FATO 2 – O promotor de Justiça EZEQUIEL BORGES DE CAMPOS atuou, mesmo fora das atribuições da 6ª Promotoria de Justiça Cível de Cuiabá/MT de sua titularidade, de forma massiva nas demandas que tramitam acerca de transportes públicos, de sorte a fragilizar o cumprimento do dever de atuar com imparcialidade e impessoalidade em procedimentos extrajudiciais e judiciais acerca dessa temática, a exemplo do mandado de segurança cível nº 1010103-08.2019.8.11.0000, impetrado em 09/7/2019, perante o Tribunal de Justiça do estado de Mato Grosso, no bojo do qual em manifesto excesso de linguagem e flagrante violação à boa-fé processual, o promotor de Justiça em questão imputou à empresa Verdes Transportes LTDA “atuação malévola que domina a exploração de serviço em regime precário e que não possui interesse algum de perder o inaceitável privilégio. Dessa forma, o promotor de Justiça EZEQUIEL BORGES DE CAMPOS laborou em violação aos deveres funcionais de zelar pelo prestígio da Justiça, por suas prerrogativas e pela dignidade de suas funções.

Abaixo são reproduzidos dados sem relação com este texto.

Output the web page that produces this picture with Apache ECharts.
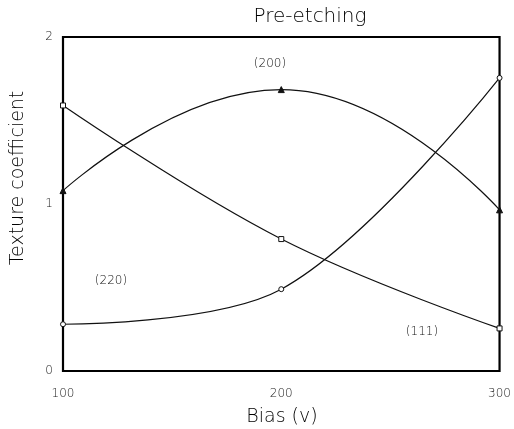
<!DOCTYPE html>
<html>
<head>
<meta charset="utf-8">
<script src="https://cdn.jsdelivr.net/npm/echarts@6/dist/echarts.min.js"></script>
<style>
html,body{margin:0;padding:0;background:#fff;}
#c{width:514px;height:429px;}
</style>
</head>
<body>
<div id="c"></div>
<script>
var biasValues = [100, 200, 300];
var tc111 = [1.59, 0.79, 0.255];
var tc200 = [1.08, 1.685, 0.965];
var tc220 = [0.28, 0.49, 1.755];
var yTicks = [0, 1, 2];

function pairs(v){ return biasValues.map(function(x,i){ return [x, v[i]]; }); }

var F = 'DejaVu Sans';
var W = 200;
var chart = echarts.init(document.getElementById('c'), null, {renderer:'canvas'});
var lineStyle = {color:'#111', width:1.2};
chart.setOption({
  animation:false,
  backgroundColor:'#fff',
  grid:{left:63, right:11, top:37, bottom:58, show:true, borderColor:'#000', borderWidth:2.2},
  xAxis:{type:'value', min:100, max:300, interval:100,
    axisLine:{show:false}, axisTick:{show:false}, splitLine:{show:false},
    axisLabel:{fontFamily:F, fontWeight:W, fontSize:12, color:'#222', margin:17, showMaxLabel:true}},
  yAxis:{type:'value', min:0, max:2, interval:1,
    axisLine:{show:false}, axisTick:{show:false}, splitLine:{show:false},
    axisLabel:{fontFamily:F, fontWeight:W, fontSize:12, color:'#222', margin:10}},
  series:[
    {name:'(111)', type:'line', data:pairs(tc111), smooth:0.4, symbol:'rect', symbolSize:5,
      itemStyle:{color:'#fff', borderColor:'#111', borderWidth:1}, lineStyle:lineStyle},
    {name:'(200)', type:'line', data:pairs(tc200), smooth:0.5, symbol:'triangle', symbolSize:6,
      itemStyle:{color:'#111', borderColor:'#111', borderWidth:1}, lineStyle:lineStyle},
    {name:'(220)', type:'line', data:pairs(tc220), smooth:0.35, symbol:'circle', symbolSize:5,
      itemStyle:{color:'#fff', borderColor:'#111', borderWidth:1}, lineStyle:lineStyle}
  ],
  graphic:[
    {type:'text', style:{text:'Pre-etching', fontFamily:F, fontWeight:W, fontSize:20, fill:'#000', x:310, y:17, textAlign:'center', textVerticalAlign:'middle'}},
    {type:'text', style:{text:'Bias (v)', fontFamily:F, fontWeight:W, fontSize:19, fill:'#000', x:282, y:417, textAlign:'center', textVerticalAlign:'middle'}},
    {type:'text', x:18, y:178, rotation:Math.PI/2, style:{text:'Texture coefficient', fontFamily:F, fontWeight:W, fontSize:19, fill:'#000', x:0, y:0, textAlign:'center', textVerticalAlign:'middle'}},
    {type:'text', style:{text:'(200)', fontFamily:F, fontWeight:W, fontSize:12, fill:'#111', x:270, y:64, textAlign:'center', textVerticalAlign:'middle'}},
    {type:'text', style:{text:'(220)', fontFamily:F, fontWeight:W, fontSize:12, fill:'#111', x:111, y:281, textAlign:'center', textVerticalAlign:'middle'}},
    {type:'text', style:{text:'(111)', fontFamily:F, fontWeight:W, fontSize:12, fill:'#111', x:422, y:332, textAlign:'center', textVerticalAlign:'middle'}}
  ]
});
</script>
</body>
</html>
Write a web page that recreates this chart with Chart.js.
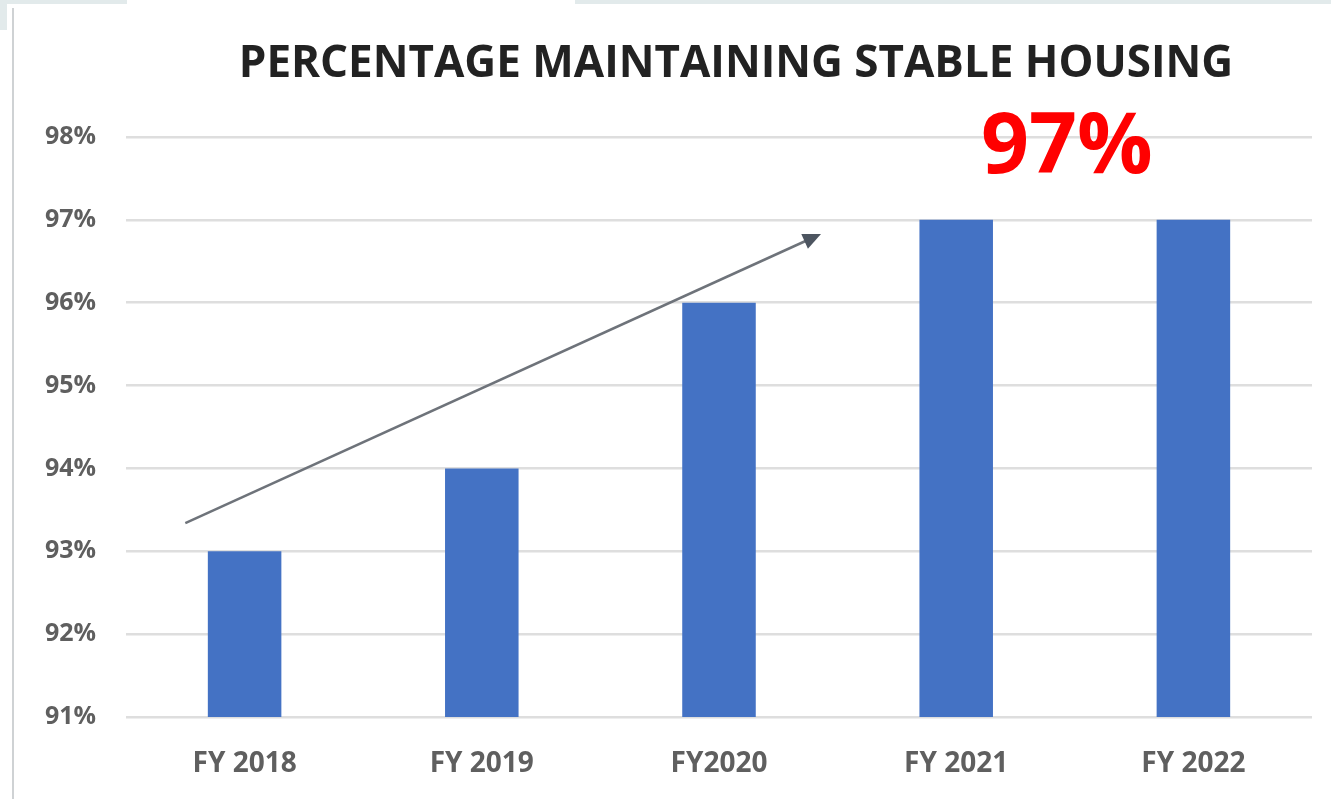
<!DOCTYPE html>
<html>
<head>
<meta charset="utf-8">
<script src="https://cdn.jsdelivr.net/npm/chart.js@4/dist/chart.umd.min.js"></script>
<style>
  html, body { margin: 0; padding: 0; background: #fff; }
  #wrap { position: relative; width: 1331px; height: 799px; overflow: hidden; }
  .band { position: absolute; background: #e2eaeb; }
  #edge { position: absolute; left: 12px; top: 8px; width: 2px; height: 791px; background: #cfd2d4; }
</style>
</head>
<body>
<div id="wrap">
  <div class="band" style="left:0;top:0;width:127px;height:4px"></div>
  <div class="band" style="left:0;top:0;width:7px;height:30px"></div>
  <div class="band" style="left:575px;top:0;width:756px;height:4px"></div>
  <div id="edge"></div>
  <canvas id="chart" width="1331" height="799"></canvas>
</div>
<script>
  /* ---------- DATA ---------- */
  const categories = ["FY 2018", "FY 2019", "FY2020", "FY 2021", "FY 2022"];
  const values = [93, 94, 96, 97, 97];
  const yTicks = [91, 92, 93, 94, 95, 96, 97, 98];
  const chartTitle = "PERCENTAGE MAINTAINING STABLE HOUSING";
  const highlight = "97%";
  // trend arrow, in data units: [category index, value]
  const arrowFrom = [-0.25, 93.34];
  const arrowTo = [2.43, 96.83];

  const blue = "#4472c4";
  const gridGray = "#dedede";
  const tickGray = "#5f5f5f";
  const font = "'Open Sans', sans-serif";

  /* ---------- OVERLAY: TITLE, ARROW, BIG LABEL ---------- */
  const overlay = {
    id: "overlay",
    afterDatasetsDraw(chart) {
      const { ctx, scales } = chart;
      const x = scales.x, y = scales.y;

      // title, centred a bit right of the canvas middle as in the source
      ctx.save();
      ctx.fillStyle = "#222222";
      ctx.font = "bold 44px " + font;
      ctx.textAlign = "center";
      ctx.textBaseline = "middle";
      ctx.fillText(chartTitle, 736, 64);

      // trend arrow
      const x1 = x.getPixelForValue(arrowFrom[0]);
      const y1 = y.getPixelForValue(arrowFrom[1]);
      const x2 = x.getPixelForValue(arrowTo[0]);
      const y2 = y.getPixelForValue(arrowTo[1]);
      const ang = Math.atan2(y2 - y1, x2 - x1);
      const c = Math.cos(ang), s = Math.sin(ang);
      ctx.strokeStyle = "#6e737a";
      ctx.fillStyle = "#4d5560";
      ctx.lineWidth = 2.5;
      ctx.beginPath();
      ctx.moveTo(x1, y1);
      ctx.lineTo(x2 - 14 * c, y2 - 14 * s);
      ctx.stroke();
      ctx.beginPath();
      ctx.moveTo(x2, y2);
      ctx.lineTo(x2 - 18 * c + 8 * s, y2 - 18 * s - 8 * c);
      ctx.lineTo(x2 - 18 * c - 8 * s, y2 - 18 * s + 8 * c);
      ctx.closePath();
      ctx.fill();

      // big red value between the last two bars
      const cx = (x.getPixelForValue(3) + x.getPixelForValue(4)) / 2 - 8;
      const cy = y.getPixelForValue(97.85);
      ctx.fillStyle = "#ff0000";
      ctx.font = "bold 84px " + font;
      ctx.fillText(highlight, cx, cy);
      ctx.restore();
    },
  };

  /* ---------- CHART ---------- */
  new Chart(document.getElementById("chart"), {
    type: "bar",
    data: {
      labels: categories,
      datasets: [
        {
          data: values,
          backgroundColor: blue,
          barPercentage: 0.31,
          categoryPercentage: 1,
        },
      ],
    },
    options: {
      responsive: false,
      animation: false,
      layout: { padding: { left: 0, right: 19, top: 137, bottom: 0 } },
      plugins: {
        legend: { display: false },
        tooltip: { enabled: false },
        title: { display: false },
      },
      scales: {
        x: {
          grid: { display: false, drawTicks: false },
          border: { display: false },
          ticks: {
            color: tickGray,
            padding: 30,
            font: { family: font, size: 28, weight: "bold" },
          },
          afterFit: (s) => { s.height = 82; },
        },
        y: {
          min: 91,
          max: 98,
          afterBuildTicks: (s) => { s.ticks = yTicks.map((v) => ({ value: v })); },
          grid: { color: gridGray, lineWidth: 2.5, drawTicks: false },
          border: { display: false },
          ticks: {
            color: tickGray,
            padding: 30,
            font: { family: font, size: 25, weight: "bold" },
            callback: (v) => v + "%",
          },
          afterFit: (s) => { s.width = 126; },
        },
      },
    },
    plugins: [overlay],
  });
</script>
</body>
</html>
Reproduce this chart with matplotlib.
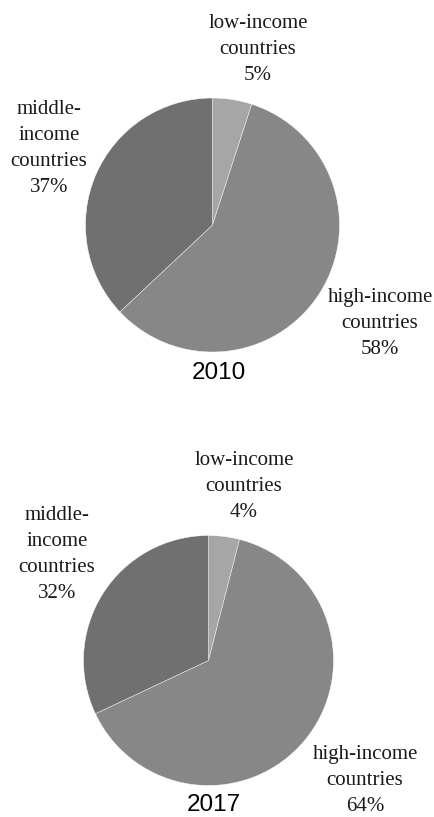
import matplotlib
matplotlib.use("Agg")
import matplotlib.pyplot as plt

W, H = 435, 817
DPI = 100

categories = ["low-income countries", "high-income countries", "middle-income countries"]
label_text = ["low-income\ncountries", "high-income\ncountries", "middle-\nincome\ncountries"]
years = ["2010", "2017"]
values_2010 = [5, 58, 37]
values_2017 = [4, 64, 32]
colors = ["#a6a6a6", "#878787", "#707070"]

fig = plt.figure(figsize=(W / DPI, H / DPI), dpi=DPI)
fig.patch.set_facecolor("white")

def px(x, y):
    return x / W, 1 - y / H

serif = ["Liberation Serif", "DejaVu Serif"]
sans = ["Liberation Sans", "DejaVu Sans"]

panels = [
    dict(vals=values_2010, year=years[0], cx=212.5, cy=225, r=127,
         label_pos=[(258, 49.5), (380, 323.5), (49, 149)], year_pos=(219, 373)),
    dict(vals=values_2017, year=years[1], cx=208.5, cy=660.5, r=125,
         label_pos=[(244, 486.5), (365, 780.5), (57, 555)], year_pos=(214, 805)),
]

for p in panels:
    cx, cy, r = p["cx"], p["cy"], p["r"]
    ax = fig.add_axes([(cx - r) / W, (H - cy - r) / H, 2 * r / W, 2 * r / H])
    ax.pie(p["vals"], colors=colors, startangle=90, counterclock=False,
           radius=1.0, wedgeprops=dict(edgecolor="white", linewidth=0.3))
    ax.set_xlim(-1, 1)
    ax.set_ylim(-1, 1)
    ax.set_aspect("auto")
    ax.axis("off")
    for txt, v, (lx, ly) in zip(label_text, p["vals"], p["label_pos"]):
        fx, fy = px(lx, ly)
        fig.text(fx, fy, f"{txt}\n{v}%", ha="center", va="center",
                 fontsize=15, family=serif, linespacing=1.5, color="#1a1a1a")
    fx, fy = px(*p["year_pos"])
    fig.text(fx, fy, p["year"], ha="center", va="center", fontsize=17.5,
             family=sans, color="black")

fig.savefig("out.png", dpi=DPI, facecolor="white")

FATO 3 – A Dra. ANA CRISTINA BARDUSCO SILVA manifestou-se favoravelmente à Viação Novo Horizonte LTDA em investigação criminal nº 0031740-66.2018.8.11.0000 para que houvesse o fornecimento de cópia dos referidos autos em que contido material sigiloso fruto de interceptação telefônica e quebra de sigilo bancário e embora a pessoa jurídica postulante não fosse investigada, em parecer assinado em 20 de julho de 2018. Diante da evidente ilegalidade do acesso de conteúdo sigiloso concedido a terceiro durante investigação criminal, em 11 de setembro de 2018, portanto, um mês após a concessão do acesso, o deferimento foi revisto para impedir a extração de cópia das gravações oriundas da interceptação telefônica. Assim sendo, incorreu a representante do Ministério Público do estado de Mato Grosso em inobservância do dever funcional de desempenhar com zelo e presteza suas funções.
O PAD deverá indicar, atendendo à exposição circunstanciada acima realizada, a ocorrência da infração disciplinar prevista nos artigos 190, inciso VI, e 134, incisos III e VI, da Lei Complementar Estadual do Mato Grosso nº 416, de 22 de dezembro de 2010, sujeitando-se o promotor de Justiça Ezequiel Borges De Campos e a procuradora de Justiça Ana Cristina Bardusco Silva à pena de advertência até suspensão inferior a 45 dias, nos termos dos artigos 191 e 193 da mencionada Lei Complementar Estadual, em razão de prática de fatos consistentes em deixar de prezar pelo prestígio e dignidade da Justiça e de desempenhar suas funções com zelo e presteza, bem como agir com ofensa aos princípios da imparcialidade e da impessoalidade.
O Processo Administrativo Disciplinar terá o prazo de conclusão de 90 dias, prorrogável, motivadamente, pelo Relator, nos termos do artigo 90 do RI/CNMP.